Memorial Day is a time to remember that not all parents can age well. Some give the ultimate sacrifice in times of war, leaving widows and children; others receive injuries that change their lives forever.
Memorial Day, commemorating those who died in military service, was originally called Decoration Day. Its early observance–on May 30th as a time to decorate the graves of war dead with flowers–came in 1868, 3 years after the Civil War.

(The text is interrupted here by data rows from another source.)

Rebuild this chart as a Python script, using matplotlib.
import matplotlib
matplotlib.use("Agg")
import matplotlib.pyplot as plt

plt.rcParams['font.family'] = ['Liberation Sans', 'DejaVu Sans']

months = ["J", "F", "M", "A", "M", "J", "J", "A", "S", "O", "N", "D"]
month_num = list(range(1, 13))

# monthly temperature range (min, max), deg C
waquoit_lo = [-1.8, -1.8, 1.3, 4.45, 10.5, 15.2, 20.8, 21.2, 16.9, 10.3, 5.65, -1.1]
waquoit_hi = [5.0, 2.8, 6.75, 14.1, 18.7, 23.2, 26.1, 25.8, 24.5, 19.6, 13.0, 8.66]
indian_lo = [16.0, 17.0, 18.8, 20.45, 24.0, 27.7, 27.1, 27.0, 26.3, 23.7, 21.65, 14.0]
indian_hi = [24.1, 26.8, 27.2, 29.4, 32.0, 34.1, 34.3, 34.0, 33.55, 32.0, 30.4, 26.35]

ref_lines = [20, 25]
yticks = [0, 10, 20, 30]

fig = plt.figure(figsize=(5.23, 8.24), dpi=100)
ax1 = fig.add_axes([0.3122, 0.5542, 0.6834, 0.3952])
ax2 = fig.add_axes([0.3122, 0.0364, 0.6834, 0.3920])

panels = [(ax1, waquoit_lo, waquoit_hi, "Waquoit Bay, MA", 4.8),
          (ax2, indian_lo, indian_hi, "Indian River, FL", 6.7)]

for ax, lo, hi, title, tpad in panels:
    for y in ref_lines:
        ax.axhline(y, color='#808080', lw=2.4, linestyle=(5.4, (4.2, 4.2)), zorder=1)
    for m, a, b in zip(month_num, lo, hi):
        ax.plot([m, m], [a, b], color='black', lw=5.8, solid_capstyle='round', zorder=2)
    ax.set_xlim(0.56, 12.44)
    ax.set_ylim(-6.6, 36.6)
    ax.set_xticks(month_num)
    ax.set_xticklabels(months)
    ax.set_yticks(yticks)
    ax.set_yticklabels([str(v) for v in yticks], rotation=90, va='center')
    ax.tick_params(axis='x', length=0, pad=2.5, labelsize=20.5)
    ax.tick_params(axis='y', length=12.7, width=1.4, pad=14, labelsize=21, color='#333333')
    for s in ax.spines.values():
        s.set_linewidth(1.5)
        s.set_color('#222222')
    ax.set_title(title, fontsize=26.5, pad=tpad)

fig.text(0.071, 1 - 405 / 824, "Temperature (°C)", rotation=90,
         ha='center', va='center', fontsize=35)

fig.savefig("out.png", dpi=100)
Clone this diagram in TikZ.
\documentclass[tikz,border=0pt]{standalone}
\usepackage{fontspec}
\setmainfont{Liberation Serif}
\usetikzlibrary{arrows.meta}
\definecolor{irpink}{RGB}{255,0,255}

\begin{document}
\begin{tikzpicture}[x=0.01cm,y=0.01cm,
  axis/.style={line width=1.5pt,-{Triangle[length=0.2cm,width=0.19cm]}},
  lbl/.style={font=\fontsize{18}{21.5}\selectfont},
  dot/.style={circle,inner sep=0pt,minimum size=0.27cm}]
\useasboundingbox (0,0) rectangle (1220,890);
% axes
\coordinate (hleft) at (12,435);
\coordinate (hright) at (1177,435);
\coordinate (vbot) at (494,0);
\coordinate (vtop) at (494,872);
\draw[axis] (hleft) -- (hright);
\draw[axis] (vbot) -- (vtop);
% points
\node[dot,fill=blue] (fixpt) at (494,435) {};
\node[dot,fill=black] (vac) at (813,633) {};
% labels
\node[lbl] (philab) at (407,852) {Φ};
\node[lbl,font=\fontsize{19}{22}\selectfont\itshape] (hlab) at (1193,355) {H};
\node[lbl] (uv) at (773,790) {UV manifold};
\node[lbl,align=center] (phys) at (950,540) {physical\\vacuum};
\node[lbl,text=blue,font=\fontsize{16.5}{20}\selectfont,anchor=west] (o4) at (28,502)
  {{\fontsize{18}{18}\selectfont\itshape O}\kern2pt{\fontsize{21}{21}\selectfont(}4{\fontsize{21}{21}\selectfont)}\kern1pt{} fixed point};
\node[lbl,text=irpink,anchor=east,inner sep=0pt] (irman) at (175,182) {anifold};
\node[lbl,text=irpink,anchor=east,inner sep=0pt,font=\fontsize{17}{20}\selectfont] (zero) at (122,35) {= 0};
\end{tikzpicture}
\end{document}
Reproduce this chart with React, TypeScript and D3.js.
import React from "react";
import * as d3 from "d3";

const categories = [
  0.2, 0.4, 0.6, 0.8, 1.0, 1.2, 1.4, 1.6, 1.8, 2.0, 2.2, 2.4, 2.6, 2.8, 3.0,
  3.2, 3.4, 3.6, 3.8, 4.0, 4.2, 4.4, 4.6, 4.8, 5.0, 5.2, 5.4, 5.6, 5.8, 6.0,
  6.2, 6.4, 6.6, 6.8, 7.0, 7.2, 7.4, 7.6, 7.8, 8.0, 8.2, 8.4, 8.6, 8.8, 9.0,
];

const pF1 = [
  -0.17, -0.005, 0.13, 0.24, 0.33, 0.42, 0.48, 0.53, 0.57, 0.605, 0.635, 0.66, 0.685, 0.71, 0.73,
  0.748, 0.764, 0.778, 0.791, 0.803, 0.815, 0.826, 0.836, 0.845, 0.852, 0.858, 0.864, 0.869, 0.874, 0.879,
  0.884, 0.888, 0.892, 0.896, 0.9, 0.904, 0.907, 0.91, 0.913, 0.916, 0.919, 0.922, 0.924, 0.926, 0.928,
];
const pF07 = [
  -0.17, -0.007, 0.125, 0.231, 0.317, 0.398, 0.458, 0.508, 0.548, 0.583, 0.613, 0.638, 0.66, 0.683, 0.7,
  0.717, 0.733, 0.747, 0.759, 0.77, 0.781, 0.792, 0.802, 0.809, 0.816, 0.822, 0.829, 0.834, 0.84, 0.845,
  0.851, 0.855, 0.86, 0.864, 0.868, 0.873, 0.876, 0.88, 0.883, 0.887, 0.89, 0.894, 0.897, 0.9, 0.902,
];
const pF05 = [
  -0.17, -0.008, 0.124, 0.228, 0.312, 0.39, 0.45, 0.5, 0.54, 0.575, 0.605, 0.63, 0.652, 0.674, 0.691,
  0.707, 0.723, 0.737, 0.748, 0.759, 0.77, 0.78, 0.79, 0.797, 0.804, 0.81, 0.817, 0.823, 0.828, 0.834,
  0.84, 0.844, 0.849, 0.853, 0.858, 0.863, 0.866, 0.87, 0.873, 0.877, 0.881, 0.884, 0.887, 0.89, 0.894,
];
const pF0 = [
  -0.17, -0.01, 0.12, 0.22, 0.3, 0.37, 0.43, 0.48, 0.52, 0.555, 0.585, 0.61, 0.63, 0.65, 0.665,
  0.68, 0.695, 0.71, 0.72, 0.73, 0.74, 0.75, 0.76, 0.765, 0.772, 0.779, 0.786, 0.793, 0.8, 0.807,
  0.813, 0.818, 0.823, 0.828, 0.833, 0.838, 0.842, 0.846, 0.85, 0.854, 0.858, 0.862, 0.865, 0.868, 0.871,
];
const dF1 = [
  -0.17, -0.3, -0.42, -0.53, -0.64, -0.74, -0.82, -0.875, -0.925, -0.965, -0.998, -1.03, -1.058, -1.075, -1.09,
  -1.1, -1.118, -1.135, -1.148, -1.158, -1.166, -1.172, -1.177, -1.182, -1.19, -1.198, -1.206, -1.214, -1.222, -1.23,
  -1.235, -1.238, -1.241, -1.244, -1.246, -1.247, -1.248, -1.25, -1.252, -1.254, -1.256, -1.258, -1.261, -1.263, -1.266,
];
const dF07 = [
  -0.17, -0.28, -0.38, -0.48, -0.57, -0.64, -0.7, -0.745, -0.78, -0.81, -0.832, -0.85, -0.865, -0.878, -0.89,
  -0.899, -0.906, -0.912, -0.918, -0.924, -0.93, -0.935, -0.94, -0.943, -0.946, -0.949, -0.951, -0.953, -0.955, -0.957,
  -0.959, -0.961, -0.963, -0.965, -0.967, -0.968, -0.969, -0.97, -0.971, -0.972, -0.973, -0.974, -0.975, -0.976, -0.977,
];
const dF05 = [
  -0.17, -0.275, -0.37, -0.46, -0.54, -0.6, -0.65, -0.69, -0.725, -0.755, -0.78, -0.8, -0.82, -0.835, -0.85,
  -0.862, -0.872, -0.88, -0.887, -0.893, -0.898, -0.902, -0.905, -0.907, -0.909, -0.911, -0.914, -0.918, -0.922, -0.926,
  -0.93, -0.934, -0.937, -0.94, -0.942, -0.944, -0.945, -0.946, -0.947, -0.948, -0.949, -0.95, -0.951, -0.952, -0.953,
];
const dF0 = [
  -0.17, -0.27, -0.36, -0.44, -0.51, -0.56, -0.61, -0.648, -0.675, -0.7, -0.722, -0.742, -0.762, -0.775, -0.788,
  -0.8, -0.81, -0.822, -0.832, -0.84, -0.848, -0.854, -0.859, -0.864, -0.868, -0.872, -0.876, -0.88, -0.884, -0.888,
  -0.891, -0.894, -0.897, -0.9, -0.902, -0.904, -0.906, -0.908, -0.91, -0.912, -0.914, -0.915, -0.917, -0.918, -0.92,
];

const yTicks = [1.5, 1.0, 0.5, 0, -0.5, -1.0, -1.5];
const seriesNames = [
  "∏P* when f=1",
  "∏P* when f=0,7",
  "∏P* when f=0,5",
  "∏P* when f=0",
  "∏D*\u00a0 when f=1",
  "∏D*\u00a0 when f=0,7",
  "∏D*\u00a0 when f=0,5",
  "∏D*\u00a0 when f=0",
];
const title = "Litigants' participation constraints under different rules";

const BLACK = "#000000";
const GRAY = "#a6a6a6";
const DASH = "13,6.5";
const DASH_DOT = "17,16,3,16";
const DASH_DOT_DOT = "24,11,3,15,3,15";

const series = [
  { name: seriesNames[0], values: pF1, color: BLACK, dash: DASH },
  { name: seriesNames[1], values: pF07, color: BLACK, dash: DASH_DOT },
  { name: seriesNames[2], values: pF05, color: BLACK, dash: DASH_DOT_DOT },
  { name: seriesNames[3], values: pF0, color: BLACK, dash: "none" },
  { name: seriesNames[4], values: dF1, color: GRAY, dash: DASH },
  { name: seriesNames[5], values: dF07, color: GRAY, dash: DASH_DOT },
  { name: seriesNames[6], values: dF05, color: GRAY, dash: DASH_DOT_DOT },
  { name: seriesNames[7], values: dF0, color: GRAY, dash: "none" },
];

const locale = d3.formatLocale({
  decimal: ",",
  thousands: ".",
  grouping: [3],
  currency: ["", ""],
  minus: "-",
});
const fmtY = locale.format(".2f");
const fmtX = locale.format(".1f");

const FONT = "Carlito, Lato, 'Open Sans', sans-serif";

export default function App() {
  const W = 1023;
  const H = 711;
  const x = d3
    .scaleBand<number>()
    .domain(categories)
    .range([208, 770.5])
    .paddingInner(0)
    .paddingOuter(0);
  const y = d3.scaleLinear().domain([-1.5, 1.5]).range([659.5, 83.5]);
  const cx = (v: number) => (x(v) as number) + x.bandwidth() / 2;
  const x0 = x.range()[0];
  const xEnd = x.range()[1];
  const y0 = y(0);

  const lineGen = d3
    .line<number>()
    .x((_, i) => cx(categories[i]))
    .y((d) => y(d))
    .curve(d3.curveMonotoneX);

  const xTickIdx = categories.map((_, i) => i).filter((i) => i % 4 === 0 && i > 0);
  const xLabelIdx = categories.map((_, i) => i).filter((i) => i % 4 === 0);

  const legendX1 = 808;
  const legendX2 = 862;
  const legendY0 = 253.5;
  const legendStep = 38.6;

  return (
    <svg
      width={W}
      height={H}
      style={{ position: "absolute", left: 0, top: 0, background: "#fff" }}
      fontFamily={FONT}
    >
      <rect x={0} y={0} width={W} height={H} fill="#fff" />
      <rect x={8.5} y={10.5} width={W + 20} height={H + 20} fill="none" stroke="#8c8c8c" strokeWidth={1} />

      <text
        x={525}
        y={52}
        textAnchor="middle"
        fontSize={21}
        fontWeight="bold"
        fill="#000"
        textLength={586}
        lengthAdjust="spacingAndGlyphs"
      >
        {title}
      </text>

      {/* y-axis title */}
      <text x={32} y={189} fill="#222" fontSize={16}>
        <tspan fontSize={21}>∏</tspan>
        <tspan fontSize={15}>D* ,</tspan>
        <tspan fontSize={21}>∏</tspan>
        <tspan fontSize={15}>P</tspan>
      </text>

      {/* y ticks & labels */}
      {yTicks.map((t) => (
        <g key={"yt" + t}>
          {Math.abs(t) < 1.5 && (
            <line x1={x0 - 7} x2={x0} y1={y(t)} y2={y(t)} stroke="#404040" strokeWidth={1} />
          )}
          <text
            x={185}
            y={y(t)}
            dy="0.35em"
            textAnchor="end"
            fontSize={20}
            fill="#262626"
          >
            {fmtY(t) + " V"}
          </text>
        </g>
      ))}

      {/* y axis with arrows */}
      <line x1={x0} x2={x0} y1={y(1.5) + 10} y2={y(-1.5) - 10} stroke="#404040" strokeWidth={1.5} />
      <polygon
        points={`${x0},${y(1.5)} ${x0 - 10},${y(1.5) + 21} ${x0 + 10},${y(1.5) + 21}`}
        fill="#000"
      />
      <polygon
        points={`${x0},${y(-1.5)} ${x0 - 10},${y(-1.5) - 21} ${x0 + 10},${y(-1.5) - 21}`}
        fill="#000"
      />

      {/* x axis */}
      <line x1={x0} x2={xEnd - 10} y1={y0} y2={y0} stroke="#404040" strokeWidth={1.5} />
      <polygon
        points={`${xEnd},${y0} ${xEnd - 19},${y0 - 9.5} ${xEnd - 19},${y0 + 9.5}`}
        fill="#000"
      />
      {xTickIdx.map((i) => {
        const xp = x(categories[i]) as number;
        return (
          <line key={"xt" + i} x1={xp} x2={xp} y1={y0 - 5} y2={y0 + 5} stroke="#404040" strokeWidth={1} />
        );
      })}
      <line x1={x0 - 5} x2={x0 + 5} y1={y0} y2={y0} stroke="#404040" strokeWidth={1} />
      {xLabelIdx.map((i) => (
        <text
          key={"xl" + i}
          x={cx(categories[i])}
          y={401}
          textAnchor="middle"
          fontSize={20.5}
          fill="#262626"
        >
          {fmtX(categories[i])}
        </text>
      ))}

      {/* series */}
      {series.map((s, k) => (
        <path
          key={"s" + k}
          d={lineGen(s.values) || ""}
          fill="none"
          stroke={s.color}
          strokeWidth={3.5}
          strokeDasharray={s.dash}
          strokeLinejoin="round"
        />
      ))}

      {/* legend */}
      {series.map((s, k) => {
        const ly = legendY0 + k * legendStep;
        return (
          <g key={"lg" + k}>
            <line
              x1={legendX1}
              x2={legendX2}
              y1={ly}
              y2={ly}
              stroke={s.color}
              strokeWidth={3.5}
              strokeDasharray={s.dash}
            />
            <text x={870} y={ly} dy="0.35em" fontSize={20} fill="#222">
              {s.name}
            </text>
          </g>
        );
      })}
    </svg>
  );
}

It was expanded to honor those who died in all American wars at the end of WWI. And in 1971 Congress declared Memorial Day a national holiday, taking it from a 1-day holiday observance (unless it fell on a Friday or Monday making for a 3-day weekend) to a Monday observance that created the 3-day holiday weekend we observe today. (For a full history click: http://www.military.com/memorial-day/)
From the LLMilitaryWife’s YouTube video http://www.youtube.com/watch?v=N5KnRaoXTig&feature=youtu.be of this year’s Memorial Day ceremonies at Flanders Field,
…to the National Memorial Cemetery of the Pacific at Punchbowl in Honolulu: http://www.mypearlcity.com/story/community/message-editor-memorial-day-2011
…to the reflections of a columnist for the Burlington (Vt.) Free Press, http://www.burlingtonfreepress.com/apps/pbcs.dll/article?AID=2011105290314
…and the personal experiences of a San Diego (CA) writer, http://www.sandiego.com/sports/memorial-day-2011-flags-friends-and-family
we sample this weekend’s thoughts and tributes. Help Parents Age Well honors those who gave the ultimate sacrifice.
This Post replaces Tuesday’s regular post.
I really appreciated your post. Many of our parents served in the military during WWII or Korea. I so value their service as I do the military of today. On Memorial day I like to reflect on those that have served and died in action for us.
Thanks, Annie. So many put their life on the line.